## Set problem
Reproduce the listing below exactly, beginning with its first line and ending with the line that holds "import seaborn as sns"; pictures are not part of the copy.

**** Data provided ****

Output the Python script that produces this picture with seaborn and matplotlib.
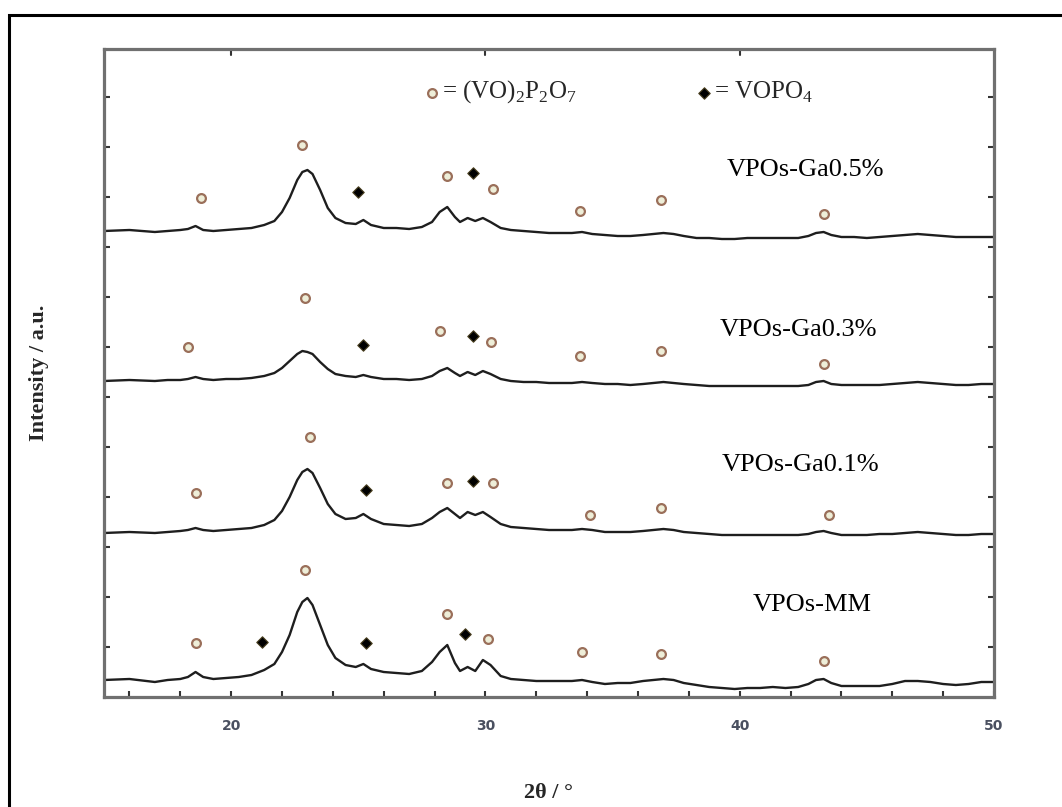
import numpy as np
import pandas as pd
import matplotlib
matplotlib.use("Agg")
import matplotlib.pyplot as plt
from matplotlib.patches import Rectangle
import seaborn as sns

# XRD patterns, 2theta in degrees, intensity in arbitrary units (stacked)
two_theta = [15.0, 16.0, 17.0, 17.5, 18.0, 18.3, 18.6, 18.9, 19.3, 19.8,
             20.3, 20.8, 21.3, 21.7, 22.0, 22.3, 22.6, 22.8, 23.0, 23.2,
             23.5, 23.8, 24.1, 24.5, 24.9, 25.2, 25.5, 26.0, 26.5, 27.0,
             27.5, 27.9, 28.2, 28.5, 28.8, 29.0, 29.3, 29.6, 29.9, 30.2,
             30.6, 31.0, 31.5, 32.0, 32.5, 33.0, 33.4, 33.8, 34.2, 34.7,
             35.2, 35.7, 36.2, 36.6, 37.0, 37.4, 37.8, 38.3, 38.8, 39.3,
             39.8, 40.3, 40.8, 41.3, 41.8, 42.3, 42.7, 43.0, 43.3, 43.6,
             44.0, 44.5, 45.0, 45.5, 46.0, 46.5, 47.0, 47.5, 48.0, 48.5,
             49.0, 49.5, 50.0]

ga05 = [466, 467, 465, 466, 467, 468, 471, 467, 466, 467,
        468, 469, 472, 476, 485, 499, 517, 525, 527, 523,
        507, 489, 479, 474, 473, 477, 472, 469, 469, 468,
        470, 475, 485, 490, 480, 475, 479, 476, 479, 475,
        469, 467, 466, 465, 464, 464, 464, 465, 463, 462,
        461, 461, 462, 463, 464, 463, 461, 459, 459, 458,
        458, 459, 459, 459, 459, 459, 461, 464, 465, 462,
        460, 460, 459, 460, 461, 462, 463, 462, 461, 460,
        460, 460, 460]

ga03 = [316, 317, 316, 317, 317, 318, 320, 318, 317, 318,
        318, 319, 321, 324, 329, 336, 343, 346, 345, 343,
        335, 328, 323, 321, 320, 322, 320, 318, 318, 317,
        318, 321, 326, 329, 324, 321, 325, 322, 326, 323,
        318, 316, 315, 315, 314, 314, 314, 315, 314, 313,
        313, 312, 313, 314, 315, 314, 313, 312, 311, 311,
        311, 311, 311, 311, 311, 311, 312, 315, 316, 313,
        312, 312, 312, 312, 313, 314, 315, 314, 313, 312,
        312, 313, 313]

ga01 = [164, 165, 164, 165, 166, 167, 169, 167, 166, 167,
        168, 169, 172, 177, 186, 200, 217, 225, 228, 224,
        209, 193, 183, 178, 179, 183, 178, 173, 172, 171,
        173, 179, 185, 189, 183, 179, 185, 182, 185, 180,
        173, 170, 169, 168, 167, 167, 167, 168, 167, 165,
        165, 165, 166, 167, 168, 167, 165, 164, 163, 162,
        162, 162, 162, 162, 162, 162, 163, 165, 166, 164,
        162, 162, 162, 163, 163, 164, 165, 164, 163, 162,
        162, 163, 163]

mm = [17, 18, 15, 17, 18, 20, 25, 20, 18, 19,
      20, 22, 27, 33, 45, 62, 85, 95, 99, 92,
      72, 52, 39, 32, 30, 33, 28, 25, 24, 23,
      26, 35, 45, 52, 34, 26, 30, 26, 37, 32,
      21, 18, 17, 16, 16, 16, 16, 17, 15, 13,
      14, 14, 16, 17, 18, 17, 14, 12, 10, 9,
      8, 9, 9, 10, 9, 10, 13, 17, 18, 14,
      11, 11, 11, 11, 13, 16, 16, 15, 13, 12,
      13, 15, 15]

# phase markers: (VO)2P2O7 circles and VOPO4 diamonds
circ_x = [18.8, 22.8, 28.5, 30.3, 33.7, 36.9, 43.3,
          18.3, 22.9, 28.2, 30.2, 33.7, 36.9, 43.3,
          18.6, 23.1, 28.5, 30.3, 34.1, 36.9, 43.5,
          18.6, 22.9, 28.5, 30.1, 33.8, 36.9, 43.3]
circ_y = [499, 552, 521, 508, 486, 497, 483,
          350, 399, 366, 355, 341, 346, 333,
          204, 260, 214, 214, 182, 189, 182,
          54, 127, 83, 58, 45, 43, 36]
diam_x = [25.0, 29.5, 25.2, 29.5, 25.3, 29.5, 21.2, 25.3, 29.2]
diam_y = [505, 524, 352, 361, 207, 216, 55, 54, 63]

labels = ["VPOs-Ga0.5%", "VPOs-Ga0.3%", "VPOs-Ga0.1%", "VPOs-MM"]
label_x = [39.5, 39.2, 39.3, 40.5]
label_y = [527, 367, 232, 92]

sns.set_style("ticks")
plt.rcParams["font.family"] = ["Liberation Serif", "DejaVu Serif"]
plt.rcParams["mathtext.fontset"] = "custom"
plt.rcParams["mathtext.rm"] = "Liberation Serif"

fig = plt.figure(figsize=(10.62, 8.07), dpi=100)
ax = fig.add_axes([104 / 1062, 1 - 697 / 807, 890 / 1062, 648 / 807])

for trace in [ga05, ga03, ga01, mm]:
    sns.lineplot(x=two_theta, y=trace, ax=ax, color="#1e1e1e", linewidth=1.7)

sns.scatterplot(x=circ_x, y=circ_y, ax=ax, marker="o", s=40,
                facecolor="#eeeed8", edgecolor="#9a6f5a", linewidth=1.6, zorder=3)
sns.scatterplot(x=diam_x, y=diam_y, ax=ax, marker="D", s=34,
                color="black", edgecolor="#4a4020", linewidth=0.8, zorder=3)

for lab, lx, ly in zip(labels, label_x, label_y):
    ax.text(lx, ly, lab, fontsize=19, va="center", ha="left", color="black")

# legend drawn in the plot area
ax.scatter([27.9], [604], marker="o", s=40, facecolor="#eeeed8",
           edgecolor="#9a6f5a", linewidth=1.6)
ax.text(28.3, 605, r"= (VO)$_2$P$_2$O$_7$", fontsize=18, va="center")
ax.scatter([38.6], [604], marker="D", s=34, color="black",
           edgecolor="#4a4020", linewidth=0.8)
ax.text(39.0, 605, r"= VOPO$_4$", fontsize=18, va="center")

ax.set_xlim(15, 50)
ax.set_ylim(0, 648)
ax.set_xticks([20, 30, 40, 50])
ax.set_xticks(np.arange(16, 50, 2), minor=True)
ax.set_yticks(np.arange(50, 648, 50))
ax.set_yticklabels([])
ax.tick_params(axis="x", which="both", direction="in", length=4, width=1.5,
               color="#333333", pad=16, labelsize=10, labelcolor="#4a5060")
ax.tick_params(axis="y", which="both", direction="in", length=4, width=1.5,
               color="#333333", left=True, right=True)
for lab in ax.get_xticklabels():
    lab.set_fontfamily("DejaVu Sans")
    lab.set_fontweight("bold")
for x in [20, 30, 40]:
    ax.plot([x, x], [648, 642], color="#333333", lw=1.5, clip_on=False)

for side in ["left", "right", "top", "bottom"]:
    ax.spines[side].set_color("#707070")
    ax.spines[side].set_linewidth(2.3)

ax.set_xlabel("2θ / °", fontsize=16, fontweight="bold", labelpad=36)
ax.set_ylabel("Intensity / a.u.", fontsize=16, fontweight="bold", labelpad=36)

# outer frame of the original figure
fig.add_artist(Rectangle((9 / 1062, -0.2), 1.2, 1.2 - 15 / 807,
                         transform=fig.transFigure, fill=False,
                         edgecolor="black", linewidth=2.2, clip_on=False))

fig.savefig("out.png", dpi=100)
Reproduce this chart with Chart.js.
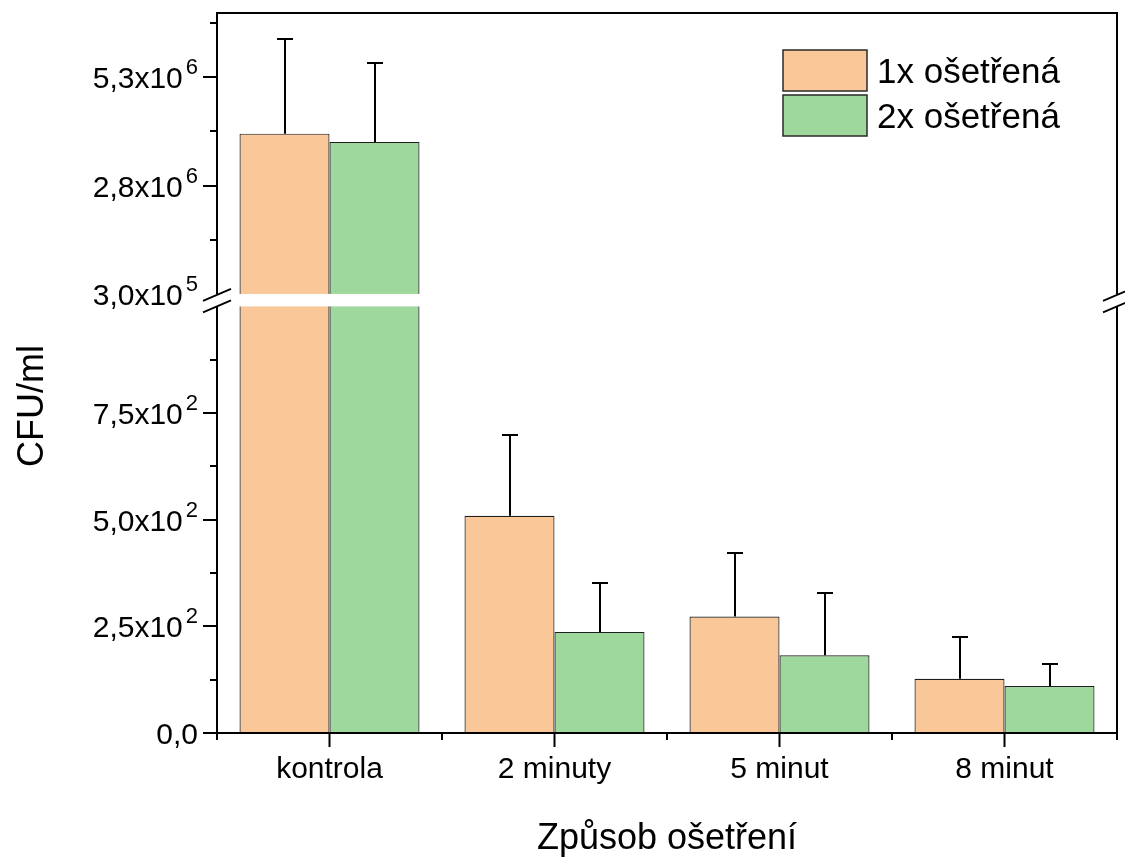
<!DOCTYPE html>
<html>
<head>
<meta charset="utf-8">
<script src="https://cdn.jsdelivr.net/npm/chart.js@4.4.1/dist/chart.umd.min.js"></script>
<style>
  html, body { margin: 0; padding: 0; background: #ffffff; }
  #wrap { width: 1125px; height: 867px; position: relative; }
</style>
</head>
<body>
<div id="wrap"><canvas id="chart"></canvas></div>
<script>
// Categories and series
const categories = ['kontrola', '2 minuty', '5 minut', '8 minut'];
const seriesNames = ['1x ošetřená', '2x ošetřená'];
const onceTreated = [4.0e6, 509, 273, 127];
const onceTreatedErr = [2.18e6, 189, 148, 97];
const twiceTreated = [3.81e6, 237, 182, 110];
const twiceTreatedErr = [1.81e6, 114, 146, 52];

// Broken value axis: lower and upper segments
const lowerTicks = [0, 250, 500, 750];
const lowerTickLabels = [['0,0', ''], ['2,5x10', '2'], ['5,0x10', '2'], ['7,5x10', '2']];
const lowerMinorTicks = [125, 375, 625, 875];
const upperTicks = [3.0e5, 2.8e6, 5.3e6];
const upperTickLabels = [['3,0x10', '5'], ['2,8x10', '6'], ['5,3x10', '6']];
const upperMinorTicks = [1.55e6, 4.05e6, 6.55e6];
const lowerBreak = 1000;      // top of lower segment
const upperBreak = 3.0e5;     // bottom of upper segment
const lowerRange = [0, 1015];
const upperRange = [1.6e5, 6.785e6];

const fills = ['#FAC898', '#9FD89D'];
const FONT = '"Liberation Sans", Arial, Helvetica, sans-serif';
Chart.defaults.font.family = FONT;
Chart.defaults.color = '#000';

function barSet(i, values, errs, axis) {
  return {
    label: seriesNames[i],
    data: values,
    errors: errs,
    backgroundColor: fills[i],
    borderColor: '#1e1e1e',
    borderWidth: 1.2,
    borderSkipped: 'start',
    stack: 'series' + i,
    yAxisID: axis,
    categoryPercentage: 0.8,
    barPercentage: 1.0
  };
}

const brokenAxis = {
  id: 'brokenAxis',
  // each bar set is confined to its own axis segment
  beforeDatasetDraw(chart, args) {
    const ys = chart.scales[args.meta.yAxisID];
    const a = chart.chartArea;
    const ctx = chart.ctx;
    ctx.save();
    ctx.beginPath();
    ctx.rect(a.left, ys.top, a.right - a.left, ys.bottom - ys.top);
    ctx.clip();
  },
  afterDatasetDraw(chart) {
    chart.ctx.restore();
  },
  afterDatasetsDraw(chart) {
    const ctx = chart.ctx;
    const a = chart.chartArea;
    const lo = chart.scales.yLow, hi = chart.scales.yHigh, xs = chart.scales.x;
    ctx.save();
    ctx.strokeStyle = '#000';
    ctx.fillStyle = '#000';
    ctx.lineWidth = 2;

    // error bars (upper whisker)
    chart.data.datasets.forEach((ds, di) => {
      const meta = chart.getDatasetMeta(di);
      const ys = chart.scales[meta.yAxisID];
      meta.data.forEach((bar, i) => {
        const v = ds.data[i], e = ds.errors[i];
        if (v < ys.min || v > ys.max) return;
        const x = Math.round(bar.x);
        const y0 = ys.getPixelForValue(v);
        const y1 = Math.round(ys.getPixelForValue(v + e));
        ctx.beginPath();
        ctx.moveTo(x, y0);
        ctx.lineTo(x, y1);
        ctx.moveTo(x - 8, y1);
        ctx.lineTo(x + 8, y1);
        ctx.stroke();
      });
    });

    // axis break band
    const bandTop = hi.getPixelForValue(upperBreak);
    const bandBottom = lo.getPixelForValue(lowerBreak);
    ctx.fillStyle = '#ffffff';
    ctx.fillRect(a.left - 1, bandTop, a.right - a.left + 2, bandBottom - bandTop);
    ctx.fillStyle = '#000';

    // frame
    ctx.beginPath();
    ctx.moveTo(a.left - 1, a.top); ctx.lineTo(a.right + 1, a.top);
    ctx.moveTo(a.left - 1, a.bottom); ctx.lineTo(a.right + 1, a.bottom);
    [a.left, a.right].forEach(x => {
      ctx.moveTo(x, a.top); ctx.lineTo(x, bandTop);
      ctx.moveTo(x, bandBottom); ctx.lineTo(x, a.bottom);
    });
    ctx.stroke();

    // break marks
    ctx.lineWidth = 1.8;
    ctx.beginPath();
    [a.left, a.right].forEach(x => {
      [bandTop + 1, bandBottom].forEach(y => {
        ctx.moveTo(x - 14, y + 6);
        ctx.lineTo(x + 14, y - 6);
      });
    });
    ctx.stroke();
    ctx.lineWidth = 2;

    // value-axis ticks
    ctx.beginPath();
    const tickAt = (y, len) => { y = Math.round(y); ctx.moveTo(a.left - len, y); ctx.lineTo(a.left, y); };
    lowerTicks.forEach(v => tickAt(lo.getPixelForValue(v), 14));
    upperTicks.slice(1).forEach(v => tickAt(hi.getPixelForValue(v), 14));
    lowerMinorTicks.forEach(v => tickAt(lo.getPixelForValue(v), 7));
    upperMinorTicks.forEach(v => tickAt(hi.getPixelForValue(v), 7));
    // category boundary ticks
    for (let i = 0; i <= categories.length; i++) {
      const x = Math.round(xs.getPixelForValue(i - 0.5));
      ctx.moveTo(x, a.bottom); ctx.lineTo(x, a.bottom + 7);
    }
    ctx.stroke();

    // value-axis labels with superscript exponents
    const right = a.left - 19;
    function drawLabel(y, parts) {
      ctx.textAlign = 'right';
      ctx.textBaseline = 'alphabetic';
      let edge = right;
      if (parts[1]) {
        ctx.font = '22px ' + FONT;
        ctx.fillText(parts[1], edge, y - 3);
        edge -= ctx.measureText(parts[1]).width + 3;
      }
      ctx.font = '30px ' + FONT;
      ctx.fillText(parts[0], edge, y + 11);
    }
    lowerTicks.forEach((v, i) => drawLabel(lo.getPixelForValue(v), lowerTickLabels[i]));
    upperTicks.forEach((v, i) => drawLabel(hi.getPixelForValue(v), upperTickLabels[i]));

    // value-axis title
    ctx.save();
    ctx.translate(43, 406);
    ctx.rotate(-Math.PI / 2);
    ctx.textAlign = 'center';
    ctx.textBaseline = 'alphabetic';
    ctx.font = '36px ' + FONT;
    ctx.fillText('CFU/ml', 0, 0);
    ctx.restore();

    // legend
    const lx = a.right - 334, ly = a.top + 37;
    seriesNames.forEach((name, i) => {
      const y = ly + i * 45;
      ctx.fillStyle = fills[i];
      ctx.fillRect(lx, y, 84, 41);
      ctx.strokeStyle = '#2a2a2a';
      ctx.lineWidth = 1.5;
      ctx.strokeRect(lx, y, 84, 41);
      ctx.fillStyle = '#000';
      ctx.font = '35px ' + FONT;
      ctx.textAlign = 'left';
      ctx.textBaseline = 'alphabetic';
      ctx.fillText(name, lx + 94, y + 33);
    });
    ctx.restore();
  }
};

new Chart(document.getElementById('chart'), {
  type: 'bar',
  data: {
    labels: categories,
    datasets: [
      barSet(0, onceTreated, onceTreatedErr, 'yLow'),
      barSet(1, twiceTreated, twiceTreatedErr, 'yLow'),
      barSet(0, onceTreated, onceTreatedErr, 'yHigh'),
      barSet(1, twiceTreated, twiceTreatedErr, 'yHigh')
    ]
  },
  options: {
    responsive: true,
    maintainAspectRatio: false,
    animation: false,
    layout: { padding: { top: 13, right: 8, bottom: 0, left: 0 } },
    plugins: { legend: { display: false }, tooltip: { enabled: false } },
    scales: {
      x: {
        offset: true,
        grid: { display: true, offset: false, drawOnChartArea: false, drawTicks: true, tickLength: 14, tickWidth: 2, tickColor: '#000' },
        border: { display: false },
        ticks: { font: { size: 30 }, color: '#000', padding: 5, maxRotation: 0, autoSkip: false },
        title: { display: true, text: 'Způsob ošetření', font: { size: 36 }, color: '#000', padding: { top: 0, bottom: 6 } },
        afterFit(s) { s.height = 134; }
      },
      yLow: {
        type: 'linear', position: 'left', stack: 'cfu', stackWeight: 433,
        min: lowerRange[0], max: lowerRange[1],
        grid: { display: false }, border: { display: false }, ticks: { display: false },
        afterFit(s) { s.width = 217; }
      },
      yHigh: {
        type: 'linear', position: 'left', stack: 'cfu', stackWeight: 287,
        min: upperRange[0], max: upperRange[1],
        grid: { display: false }, border: { display: false }, ticks: { display: false },
        afterFit(s) { s.width = 217; }
      }
    }
  },
  plugins: [brokenAxis]
});
</script>
</body>
</html>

****

## Output for this exercise
Output the Python script that produces this picture with seaborn and matplotlib.
import numpy as np
import pandas as pd
import matplotlib
matplotlib.use("Agg")
import matplotlib.pyplot as plt
from matplotlib.patches import Rectangle
import seaborn as sns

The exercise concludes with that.